A brief history of India’s rich cultural heritage



By Dhairya Kapur

The story of textiles in India is one of the oldest in the world. The earliest surviving Indian cotton textile dates back to around 4000 BC and dyed fabrics from the region are documented as far back as 2500 BC. You will be surprised to know that India’s textiles were so central to its identity abroad that in ancient Greece and Babylon, ‘India’ was synonymous with ‘cotton’.

India’s textiles are embedded in every aspect of its identity. The global trade systems were formed on the export of Indian fabrics, and the handloom industry in India continues to exist even today.

India’s rich natural resources for making and decorating textiles are without a parallel and a big reason for this is the diverse geographical regions and climates that provide a huge range of plant fibres and natural dyes for the cultivators, weavers, dyers, printers and embroiderers of the great and diverse Indian subcontinent. Over a period of time (a few centuries), most regions developed specialities based on local resources such as the golden silks of Assam, the fine cottons of Bengal, the red dyes of south-east India among others.

Cotton and silk are/were the raw materials most associated with Indian textiles. India supplied cotton cloth to the world for centuries. The country also produced an astonishing variety of hand-made fabrics for domestic use until industrialisation changed how cottons were made and sold. The ancient Romans called India’s finest cottons as ‘woven winds’ because of their airy lightness. The country’s cotton fabrics range from the sheerest muslin to robust pieces for everyday use; despite such rich tradition today we see decline in traditional textiles and this art is rarely seen nowadays.

One of the important reasons for the decline of this industry was the industrial revolution after which Britishers began making machine-made goods which were cheaper and Indian producers could not compete with them. Another reason was the import duties levied by the British on cotton.
The British, who came as traders attracted by rich Indian textiles and spices, among other things, intentionally reduced India’s status from that of an exporter to importer. Heavy export duty was imposed on Indian handicrafts which eventually led to decline of handicrafts.

An interesting aspect associated with Indian handicrafts is ‘gold’ and ‘silver’. The kings, nawabs and the elite class relished lavish decoration, so embroiderers used thin strips of silver or gilded silver called “zari”, these could be in the form of fine wire or wrapped around a silk core to make thread. Metal-wrapped thread woven on a loom to create luxurious fabrics were stitched onto cloth.

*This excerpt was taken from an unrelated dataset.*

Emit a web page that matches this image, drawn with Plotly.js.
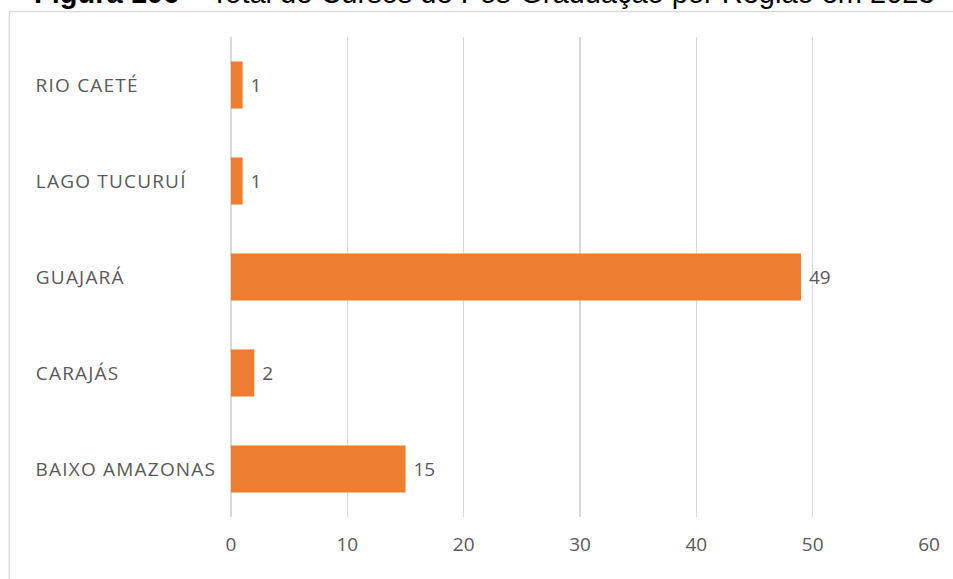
<!DOCTYPE html>
<html>
<head>
<meta charset="utf-8">
<script src="https://cdn.plot.ly/plotly-3.0.1.min.js"></script>
<style>html,body{margin:0;padding:0;background:#fff;overflow:hidden}#chart{width:953px;height:579px}
#chart g.annotation:not(:last-child) text{letter-spacing:1.2px}</style>
</head>
<body>
<div id="chart"></div>
<script>
var categories = ["BAIXO AMAZONAS", "CARAJÁS", "GUAJARÁ", "LAGO TUCURUÍ", "RIO CAETÉ"];
var values = [15, 2, 49, 1, 1];
var xTicks = [0, 10, 20, 30, 40, 50, 60];
var titleBold = "Figura 106";
var titleRest = " – Total de Cursos de Pós-Graduação por Região em 2023";

var labelFont = {family: "Open Sans, sans-serif", size: 19, color: "#595959"};

var annotations = categories.map(function (c) {
  return {
    xref: "paper", yref: "y", x: -0.2830, y: c, xanchor: "left", yanchor: "middle",
    xshift: c.length * 0.6,
    text: c, showarrow: false, font: labelFont
  };
});
annotations.push({
  xref: "paper", yref: "paper", x: -0.285, y: 1.091, xanchor: "left", yanchor: "middle",
  text: "<b>" + titleBold + "</b>" + titleRest, showarrow: false,
  font: {family: "Liberation Sans, Arial, sans-serif", size: 29, color: "#000000"}
});

var trace = {
  type: "bar", orientation: "h",
  x: values, y: categories,
  marker: {color: "#ED7D31"},
  text: values.map(function (v) { return "\u00a0" + v; }), textposition: "outside", cliponaxis: false,
  textfont: labelFont,
  hoverinfo: "none"
};

var layout = {
  width: 953, height: 579,
  margin: {l: 231, r: 24, t: 37, b: 62},
  paper_bgcolor: "#ffffff", plot_bgcolor: "#ffffff",
  showlegend: false,
  bargap: 0.51,
  xaxis: {
    range: [0, 60], tickvals: xTicks, ticktext: xTicks.map(String),
    showgrid: true, gridcolor: "#d9d9d9", gridwidth: 1.5,
    zeroline: true, zerolinecolor: "#d9d9d9", zerolinewidth: 1.5,
    showline: false, ticks: "", ticklabelstandoff: 14,
    tickfont: labelFont, fixedrange: true
  },
  yaxis: {
    type: "category", categoryorder: "array", categoryarray: categories,
    showticklabels: false, showgrid: false, zeroline: false, showline: false, ticks: "",
    range: [-0.5, 4.5], fixedrange: true
  },
  annotations: annotations,
  shapes: [{
    type: "rect", xref: "paper", yref: "paper",
    x0: -0.3175, x1: 1.1, y0: -0.15, y1: 1.053,
    line: {color: "#d9d9d9", width: 1.5}, fillcolor: "rgba(0,0,0,0)", layer: "below"
  }]
};

Plotly.newPlot("chart", [trace], layout, {displayModeBar: false, staticPlot: true});
</script>
</body>
</html>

India’s natural dyes, especially blue and red, which have been renowned for millennia, played a crucial role. Blue dye was so closely associated with India that the ancient Greeks took its western name — Indikos (indigo) — from the country itself. Red dyeing with fixing agents was known to the Indus valley civilisation, by about 2500 BC.

At present, the Surat textile market in Gujarat, which produces the most textiles in India, is called the “Textile City of India.” The city’s textile turnover is around 5 billion rupees every year. The market is an ideal location for dress materials for both retail and wholesale shopping.

After knowing all this, one gets curious: where can we see this stuff today? so the answer is “The Victoria and Albert Museum” situated in London which is the world’s leading museum of art and design, housing a permanent collection of over 2.3 million objects that span over 5,000 years of human creativity.